A long time ago, while talking to an Italian colleague, I wondered about some missing theoretical knowledge I noticed in some American musicians I had met: some could not read uncommon clefs, some others were counting to find out the name of the note on ledger lines, others didn’t know the value of a double dotted note. I was not talking about random amateur musicians, but about professionals. On the other hand this colleague wondered about it too, telling me that he knew for sure that American orchestra players are great sight readers. Also in the UK Dame Fanny Waterman founder of the Leeds International Piano ,Competition and renowned piano teacher, seems worried: she worries in particular about the future of the quality of pianists in her country. She blames the popularity of keyboards in the UK for failing to produce performers who can compete internationally. I do not think the issue is so simple. The modern society wants fast results, it is a society which is moving quickly: one could also become a musician playing only keyboards (provided of course that this person would never claim to be a pianist), but must take the time needed to have those results that make his music worth to be listened to.

When I arrived in the States and I started working with some music students, I was surprised: while in schools and academies in Europe I was used to work in small steps, paying attention to details, thinking about the quality of the sound, the movements of fingers, hand and arm, working slowly in a grueling tempo, these guys pretended to play a complete piece every two days (aka sight read!). Finished that piece, they went directly into the next, without having assimilated the previous music in its entirety.

I still remember when a music student who had just finished his bachelor was trying to explain to me how to phrase a piece I was sight reading: I am sure the student was unable to imagine that I have worked on a few pieces entire years without ever considering them perfect. Instead this person thought that the meaning of a sentence was a thing one could understand fast, in less than five minutes, and that it could even be understood while sight reading. The same person let me accompany at the piano a piece after another, pieces that the student learned for his classes and that, after a first reading, were put aside to start a next piece.

Of course the problem was not this person in particular, but it is a general problem related to our conception of time, to the hurry to take the next step and to the widespread superficiality and lack of realistic goals also in academies. It is good that nowadays music and music education are available to everyone, that many people can read music, but not all the music we hear has to be considered art and there should be a distinction between pure art and pure entertainment. As in the past, popular culture is for everyone, art is for a few. And it is also good so.

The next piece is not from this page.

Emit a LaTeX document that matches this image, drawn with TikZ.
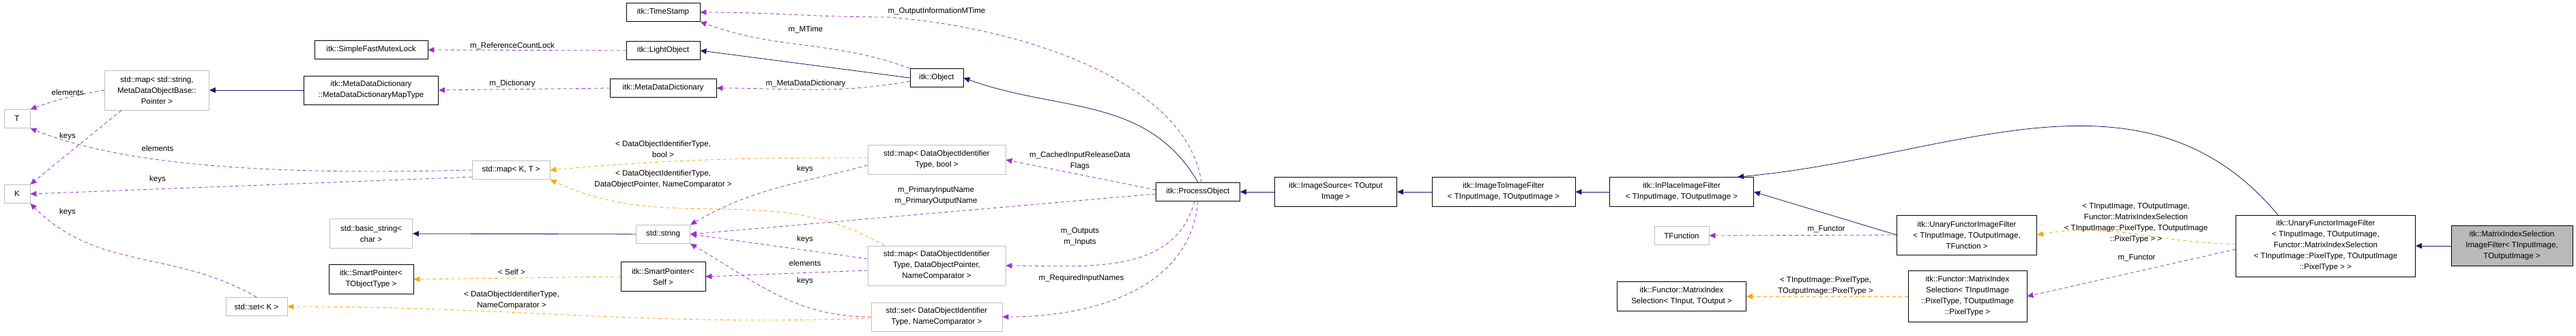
\documentclass[tikz,border=0pt]{standalone}
\usepackage{fontspec}
\setmainfont{Liberation Sans}
\usetikzlibrary{arrows.meta}
\definecolor{navy}{HTML}{191970}
\definecolor{usecol}{HTML}{9A32CD}
\definecolor{tmplcol}{HTML}{FFA500}
\definecolor{undoccol}{HTML}{BFBFBF}

\begin{document}
\begin{tikzpicture}[x=1pt, y=-1pt, font=\fontsize{11.5}{16}\selectfont,
    box/.style = {draw, rectangle, align=center, inner sep=0pt, line width=0.9pt},
    doc/.style = {box, black},
    undoc/.style = {box, draw=undoccol},
    inh/.style = {navy, line width=0.8pt, -{Triangle[length=9pt,width=8pt]}},
    use/.style = {usecol, dashed, dash pattern=on 5pt off 4pt, line width=0.8pt, -{Triangle[length=9pt,width=8pt]}},
    tmpl/.style = {tmplcol, dashed, dash pattern=on 5pt off 4pt, line width=0.8pt, -{Triangle[length=9pt,width=8pt]}},
    lbl/.style = {align=center, inner sep=0pt}]

    \useasboundingbox (0,0) rectangle (3776,491);

    % left part
    \node[undoc, minimum width=38, minimum height=27] (T) at (25,174) {T};
    \node[undoc, minimum width=153, minimum height=58] (mapstr) at (230,132) {std::map< std::string,\\MetaDataObjectBase::\\Pointer >};
    \node[undoc, minimum width=38, minimum height=27] (K) at (25,284) {K};
    \node[doc, minimum width=166, minimum height=27] (mutex) at (544,73) {itk::SimpleFastMutexLock};
    \node[doc, minimum width=197, minimum height=42] (mddmap) at (544,132) {itk::MetaDataDictionary\\::MetaDataDictionaryMapType};
    \node[undoc, minimum width=114, minimum height=27] (mapkt) at (749,249) {std::map< K, T >};
    \node[undoc, minimum width=121, minimum height=43] (bstr) at (544,342) {std::basic\_string<\\char >};
    \node[doc, minimum width=124, minimum height=43] (sptr) at (544,409) {itk::SmartPointer<\\TObjectType >};
    \node[undoc, minimum width=90, minimum height=27] (setk) at (376,449) {std::set< K >};

    % middle part
    \node[doc, minimum width=108, minimum height=27] (tstamp) at (972,18) {itk::TimeStamp};
    \node[doc, minimum width=108, minimum height=27] (light) at (972,74) {itk::LightObject};
    \node[doc, minimum width=156, minimum height=27] (mdd) at (972,129) {itk::MetaDataDictionary};
    \node[doc, minimum width=78, minimum height=27] (obj) at (1373,114) {itk::Object};
    \node[undoc, minimum width=79, minimum height=27] (str) at (972,343) {std::string};
    \node[doc, minimum width=124, minimum height=43] (sptrself) at (972,405) {itk::SmartPointer<\\Self >};
    \node[undoc, minimum width=202, minimum height=43] (mapbool) at (1373,234) {std::map< DataObjectIdentifier\\Type, bool >};
    \node[undoc, minimum width=202, minimum height=58] (mapdop) at (1373,389) {std::map< DataObjectIdentifier\\Type, DataObjectPointer,\\NameComparator >};
    \node[undoc, minimum width=192, minimum height=42] (setdoi) at (1373,464) {std::set< DataObjectIdentifier\\Type, NameComparator >};

    % right part
    \node[doc, minimum width=123, minimum height=27] (po) at (1756,281) {itk::ProcessObject};
    \node[doc, minimum width=179, minimum height=43] (isrc) at (1958,281) {itk::ImageSource< TOutput\\Image >};
    \node[doc, minimum width=210, minimum height=43] (i2i) at (2204,281) {itk::ImageToImageFilter\\< TInputImage, TOutputImage >};
    \node[doc, minimum width=211, minimum height=43] (inplace) at (2465,281) {itk::InPlaceImageFilter\\< TInputImage, TOutputImage >};
    \node[undoc, minimum width=80, minimum height=27] (tfunc) at (2465,345) {TFunction};
    \node[doc, minimum width=189, minimum height=43] (mis) at (2465,434) {itk::Functor::MatrixIndex\\Selection< TInput, TOutput >};
    \node[doc, minimum width=205, minimum height=58] (uftf) at (2883,344) {itk::UnaryFunctorImageFilter\\< TInputImage, TOutputImage,\\TFunction >};
    \node[doc, minimum width=174, minimum height=75] (fmis) at (2884,434) {itk::Functor::MatrixIndex\\Selection< TInputImage\\::PixelType, TOutputImage\\::PixelType >};
    \node[doc, minimum width=263, minimum height=90] (ufmis) at (3409,360) {itk::UnaryFunctorImageFilter\\< TInputImage, TOutputImage,\\Functor::MatrixIndexSelection\\< TInputImage::PixelType, TOutputImage\\::PixelType > >};
    \node[doc, fill=gray!55, minimum width=178, minimum height=59] (misif) at (3682,360) {itk::MatrixIndexSelection\\ImageFilter< TInputImage,\\TOutputImage >};

    % inheritance
    \draw[inh] (mddmap) -- (mapstr);
    \draw[inh] (obj.west) -- (light.east);
    \draw[inh] (po.north) to[out=120,in=-20] (obj.east);
    \draw[inh] (str) -- (bstr);
    \draw[inh] (isrc) -- (po);
    \draw[inh] (i2i) -- (isrc);
    \draw[inh] (inplace) -- (i2i);
    \draw[inh] (uftf.west) -- (inplace.east);
    \draw[inh] (ufmis.north) ++(-70,0) to[out=130,in=5] (inplace.15);
    \draw[inh] (misif) -- (ufmis);

    % usage
    \draw[use] (mapstr.west) to[out=190,in=20] (T.north east);
    \draw[use] (mapstr.south west) ++(25,0) -- (K.north east);
    \draw[use] (mapkt.west) .. controls (450,255) and (200,250) .. (T.south east);
    \draw[use] (mapkt.190) -- (K.east);
    \draw[use] (setk.north) to[out=150,in=-45] (K.south east);
    \draw[use] (light.west) -- (mutex.east);
    \draw[use] (mdd.west) -- (mddmap.east);
    \draw[use] (obj.north west) to[out=160,in=-20] (tstamp.south east);
    \draw[use] (obj.west) ++(0,5) to[out=190,in=0] (mdd.east);
    \draw[use] (po.north) ++(5,0) .. controls (1740,120) and (1500,40) .. (1300,25) to[out=180,in=0] (tstamp.east);
    \draw[use] (po.west) ++(0,-3) -- (mapbool.east);
    \draw[use] (po.west) ++(0,3) -- (str.east);
    \draw[use] (po.south) ++(-5,0) to[out=-105,in=0] (mapdop.east);
    \draw[use] (po.south) to[out=-95,in=0] (setdoi.east);
    \draw[use] (mapbool.west) ++(0,8) to[out=195,in=30] (str.north east);
    \draw[use] (mapdop.west) ++(0,-10) -- (str.east);
    \draw[use] (mapdop.west) ++(0,7) -- (sptrself.east);
    \draw[use] (setdoi.west) to[out=180,in=-30] (str.south east);
    \draw[use] (uftf.west) -- (tfunc.east);
    \draw[use] (ufmis.west) ++(0,5) -- (fmis.east);

    % template instances
    \draw[tmpl] (mapbool.west) ++(0,-3) to[out=180,in=5] (mapkt.east);
    \draw[tmpl] (mapdop.north west) ++(25,0) to[out=150,in=-25] (mapkt.south east);
    \draw[tmpl] (setdoi.west) ++(0,2) to[out=182,in=0] (setk.east);
    \draw[tmpl] (sptrself.west) -- (sptr.east);
    \draw[tmpl] (ufmis.west) ++(0,-3) to[out=180,in=10] (uftf.east);
    \draw[tmpl] (fmis.west) -- (mis.east);

    % labels
    \node[lbl] (l1) at (99,135) {elements};
    \node[lbl] (l2) at (99,200) {keys};
    \node[lbl] (l3) at (231,217) {elements};
    \node[lbl] (l4) at (231,263) {keys};
    \node[lbl] (l5) at (99,311) {keys};
    \node[lbl] (l6) at (751,67) {m\_ReferenceCountLock};
    \node[lbl] (l7) at (751,123) {m\_Dictionary};
    \node[lbl] (l8) at (1181,43) {m\_MTime};
    \node[lbl] (l9) at (1181,123) {m\_MetaDataDictionary};
    \node[lbl] (l10) at (1373,17) {m\_OutputInformationMTime};
    \node[lbl] (l11) at (972,218) {< DataObjectIdentifierType,\\bool >};
    \node[lbl] (l12) at (972,263) {< DataObjectIdentifierType,\\DataObjectPointer, NameComparator >};
    \node[lbl] (l13) at (1180,248) {keys};
    \node[lbl] (l14) at (1372,287) {m\_PrimaryInputName\\m\_PrimaryOutputName};
    \node[lbl] (l15) at (1180,351) {keys};
    \node[lbl] (l16) at (1180,385) {elements};
    \node[lbl] (l17) at (1180,412) {keys};
    \node[lbl] (l18) at (750,398) {< Self >};
    \node[lbl] (l19) at (750,440) {< DataObjectIdentifierType,\\NameComparator >};
    \node[lbl] (l20) at (1583,236) {m\_CachedInputReleaseData\\Flags};
    \node[lbl] (l21) at (1583,347) {m\_Outputs\\m\_Inputs};
    \node[lbl] (l22) at (1585,408) {m\_RequiredInputNames};
    \node[lbl] (l23) at (2677,336) {m\_Functor};
    \node[lbl] (l24) at (3131,327) {< TInputImage, TOutputImage,\\Functor::MatrixIndexSelection\\< TInputImage::PixelType, TOutputImage\\::PixelType > >};
    \node[lbl] (l25) at (3132,378) {m\_Functor};
    \node[lbl] (l26) at (2676,419) {< TInputImage::PixelType,\\TOutputImage::PixelType >};
\end{tikzpicture}
\end{document}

It is not enough to know how to put your hands on a piano to become a pianist, it is not enough to learn how to write notes to become a composer, it is not enough to have a blog to be considered a writer. It is not important the number of pieces that you have in the repertoire, but the quality of what you play, the deep understanding of the music, the absolute knowledge of every detail and the capacity of a performer to communicate a musical message, avoiding to choreograph the piece with excessive movements in order to create distractions.Fig. 22

Some are musicians, others are sight-readers or dancers. Some are worth listening to, others not.